Aujourd’hui, ces radios (et télévisions) diffusent au moins en une trentaine de langues vers 23 pays d’Europe de l’Est, d’Asie centrale, du Caucase et du Moyen-Orient touchant près de 50 millions d’auditeurs pour RFE/RL et 250 millions pour VOA.
Après avoir asséché les financements, Washington a coupé sans préavis les services satellitaires essentiels à certaines diffusions, notamment vers la Russie.
Ces organisme de « presse » ont été à l’origine financés par la CIA puis repris à partir du milieu des années 1970 par un organisme appelé le « Board International for International Broadcasting (BIB) » chargé de recevoir les crédits du Congrès, de les reverser aux directions des radios et de superviser l’affectation des fonds. RFE/RL a été unifié en 1976.
Les financements de RFE/RL et de VOA ont augmenté sous l’administration Reagan et ont joué un grand rôle dans la « guerre des étoiles » qui a conduit à l’effondrement de l’URSS.
Lors de la glasnost de Mikhaïl Gorbatchev, RFE/RL et VOA ont largement bénéficié de la nouvelle ouverture de l’Union soviétique, le brouillage des émissions prenant fin.
Mais c’est en réponse à la désignation en 2017 de « Russia Today » comme « agent étranger » aux États-Unis que la réciproque a été demandée par Moscou à RFE/RL et à VOA.
Même si l’efficacité réelle de ces organismes est difficilement quantifiable, leur disparition à terme enlève un moyen d’influence important aux services américains.

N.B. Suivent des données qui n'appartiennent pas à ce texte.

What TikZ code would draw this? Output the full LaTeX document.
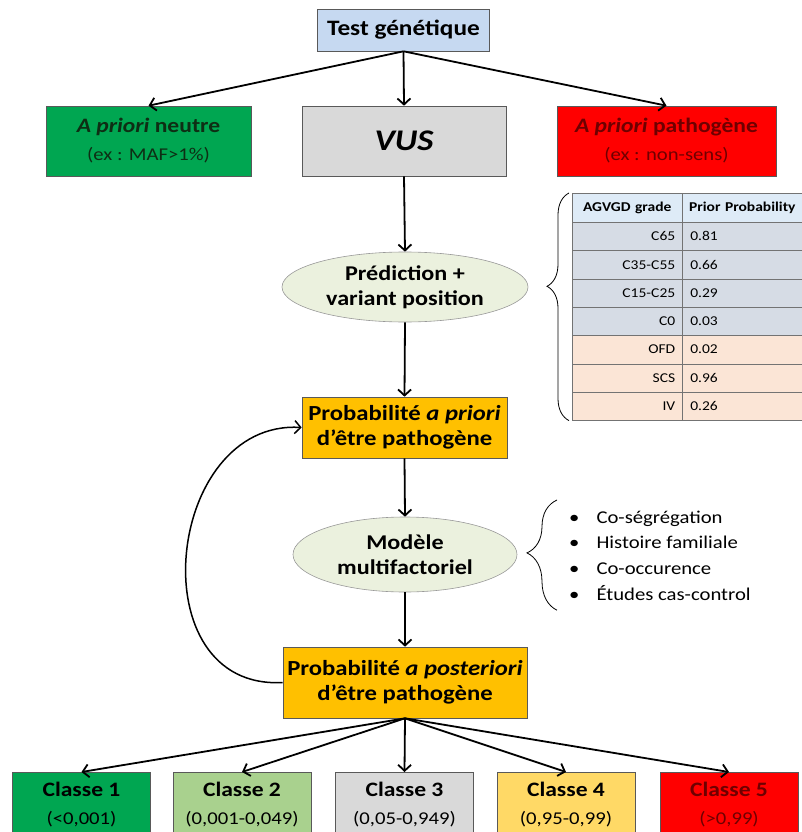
\documentclass[tikz,border=0pt]{standalone}
\usepackage{fontspec}
\setmainfont{Carlito}[FakeStretch=1.15]
\usetikzlibrary{arrows.meta,shapes.geometric,decorations.pathreplacing}
\definecolor{bleuclair}{HTML}{C6D9F1}
\definecolor{vertvif}{HTML}{00A651}
\definecolor{vertclair}{HTML}{A9D18E}
\definecolor{grisclair}{HTML}{D9D9D9}
\definecolor{rougevif}{HTML}{FF0000}
\definecolor{orangeprob}{HTML}{FFC000}
\definecolor{jaune}{HTML}{FFD966}
\definecolor{ovalevert}{HTML}{EBF1DE}
\definecolor{rougefonce}{HTML}{6E0000}
\definecolor{vertfonce}{HTML}{0E2E14}
\definecolor{entete}{HTML}{DEEBF7}
\definecolor{lignebleu}{HTML}{D6DCE5}
\definecolor{ligneorange}{HTML}{FBE5D6}
\newcommand{\titrefont}{\fontsize{20.5}{28}\selectfont\bfseries}
\newcommand{\sousfont}{\fontsize{18}{28}\selectfont}

\begin{document}
\begin{tikzpicture}[x=1pt, y=-1pt, >={Straight Barb[length=6pt,width=13pt]},
	boite/.style={draw=black!65, line width=0.6pt, minimum height=70pt, inner sep=2pt, align=center},
	ovale/.style={ellipse, draw=black!40, fill=ovalevert, line width=0.6pt, inner sep=0pt, align=center, font=\fontsize{21}{25}\selectfont\bfseries},
	proba/.style={boite, fill=orangeprob, font=\fontsize{21.5}{24.5}\selectfont\bfseries},
	fleche/.style={->, line width=1.8pt},
	cellg/.style={draw=black!55, line width=0.5pt, minimum width=110pt, minimum height=28.3pt, text width=96pt, inner sep=0pt, align=right, font=\fontsize{13.5}{15}\selectfont},
	celld/.style={draw=black!55, line width=0.5pt, minimum width=120pt, minimum height=28.3pt, text width=104pt, inner sep=0pt, align=left, font=\fontsize{13.5}{15}\selectfont},
	accolade/.style={decorate, line width=0.8pt}]
	\useasboundingbox (0,0) rectangle (802,832);
	\node[boite, fill=bleuclair, minimum width=172pt, minimum height=42pt, font=\fontsize{22}{26}\selectfont\bfseries] (test) at (403.5,30) {Test génétique};
	\node[boite, fill=vertvif, text=vertfonce, minimum width=205pt, font=\sousfont] (neutre) at (148.5,141) {{\titrefont\textit{A priori} neutre}\\(ex : MAF>1\%)};
	\node[boite, fill=grisclair, minimum width=204pt, font=\fontsize{30}{32}\selectfont\bfseries\itshape] (vus) at (404,141) {VUS};
	\node[boite, fill=rougevif, text=rougefonce, minimum width=219pt, font=\sousfont] (patho) at (666.5,141) {{\titrefont\textit{A priori} pathogène}\\(ex : non-sens)};
	\node[ovale, minimum width=246pt, minimum height=70pt] (pred) at (405,287) {Prédiction +\\variant position};
	\node[proba, minimum width=205pt, minimum height=61pt] (priori) at (404.5,427.5) {Probabilité \textit{a priori}\\d’être pathogène};
	\node[ovale, minimum width=224pt, minimum height=75pt] (modele) at (405,554.5) {Modèle\\multifactoriel};
	\node[proba, minimum width=244pt, minimum height=71pt] (post) at (405,682.5) {Probabilité \textit{a posteriori}\\d’être pathogène};
	\foreach \nom/\coul/\encre/\txt/\val/\x in {c1/vertvif/black/Classe 1/(<0{,}001)/81.5, c2/vertclair/black/Classe 2/(0{,}001-0{,}049)/242, c3/grisclair/black/Classe 3/(0{,}05-0{,}949)/404.5, c4/jaune/black/Classe 4/(0{,}95-0{,}99)/566, c5/rougevif/rougefonce/Classe 5/(>0{,}99)/729}
		\node[boite, fill=\coul, text=\encre, minimum width=138pt, minimum height=64pt, font=\sousfont, anchor=north] (\nom) at (\x,772) {{\titrefont \txt}\\\val};
	\node[cellg, fill=entete, align=center, font=\fontsize{13.5}{15}\selectfont\bfseries, minimum height=29pt, anchor=north west] (g0) at (572,193) {AGVGD grade};
	\node[celld, fill=entete, text width=118pt, align=center, font=\fontsize{13.5}{15}\selectfont\bfseries, minimum height=29pt, anchor=north west] (p0) at (682,193) {Prior Probability};
	\foreach \g/\p/\coul [count=\i] in {C65/0.81/lignebleu, C35-C55/0.66/lignebleu, C15-C25/0.29/lignebleu, C0/0.03/lignebleu, OFD/0.02/ligneorange, SCS/0.96/ligneorange, IV/0.26/ligneorange}{
		\node[cellg, fill=\coul, anchor=north west] (g\i) at (572,222+28.3*\i-28.3) {\g};
		\node[celld, fill=\coul, anchor=north west] (p\i) at (682,222+28.3*\i-28.3) {\p};
	}
	\node[anchor=north west, inner sep=0pt, font=\fontsize{18}{25.7}\selectfont] (facteurs) at (569,505) {\begin{tabular}{@{}l@{\hspace{17pt}}l@{}}\textbullet & Co-ségrégation\\ \textbullet & Histoire familiale\\ \textbullet & Co-occurence\\ \textbullet & Études cas-control\end{tabular}};
	\draw[fleche] (test.south) -- (neutre.north);
	\draw[fleche] (test.south) -- (vus.north);
	\draw[fleche] (test.south) -- (patho.north);
	\draw[fleche] (vus.south) -- (pred.north);
	\draw[fleche] (pred.south) -- (priori.north);
	\draw[fleche] (priori.south) -- (modele.north);
	\draw[fleche] (modele.south) -- (post.north);
	\foreach \nom in {c1,c2,c3,c4,c5}
		\draw[fleche] (post.south) -- (\nom.north);
	\draw[->, line width=1.5pt] (post.west) .. controls +(-145,8) and +(-137,-8) .. (priori.west);
	\draw[accolade, decoration={brace, amplitude=22pt, aspect=0.59}] ([xshift=-3pt]g7.south west) -- ([xshift=-3pt]g0.north west);
	\draw[accolade, decoration={brace, amplitude=30pt, aspect=0.52}] ([xshift=-12pt,yshift=-2pt]facteurs.south west) -- ([xshift=-12pt,yshift=5pt]facteurs.north west);
\end{tikzpicture}
\end{document}
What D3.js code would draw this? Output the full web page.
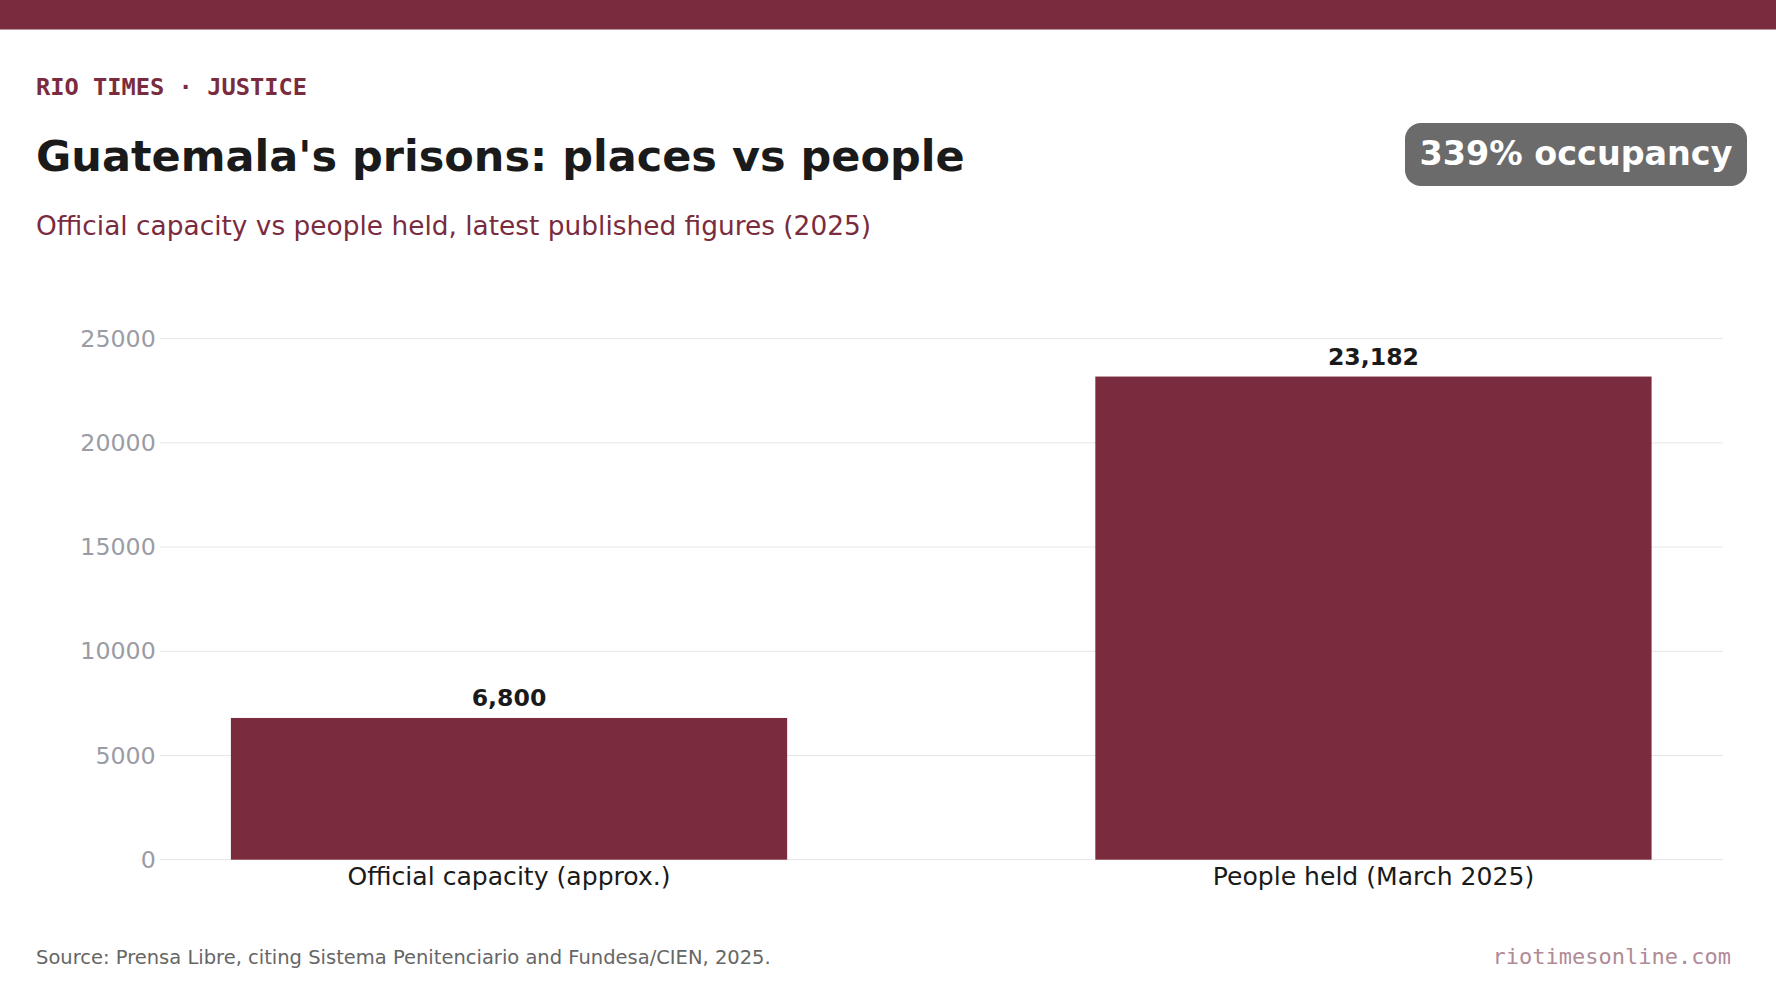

Il semble bien que la ligne offensive néoconservatrice adoptée depuis des années par l’establishment américain est en train de prendre fin en dehors d’objectifs plus restreints mais plus ciblés. À titre d’exemple, les renforcements constatés à Diego Garcia et au Proche-Orient(1) ciblent actuellement les Houthis yéménites – vraisemblablement comme un dernier avertissement adressé à Téhéran dont le régime est vraiment considéré comme « ennemi » par la Donald Trump -. Il n’est pas certain que le nouveau président considère Pékin comme un régime « ennemi » comme son prédécesseur mais certainement comme un « concurrent » économique ; son passé d’hommes d’affaire joue certainement dans sa conduite de chef d’État.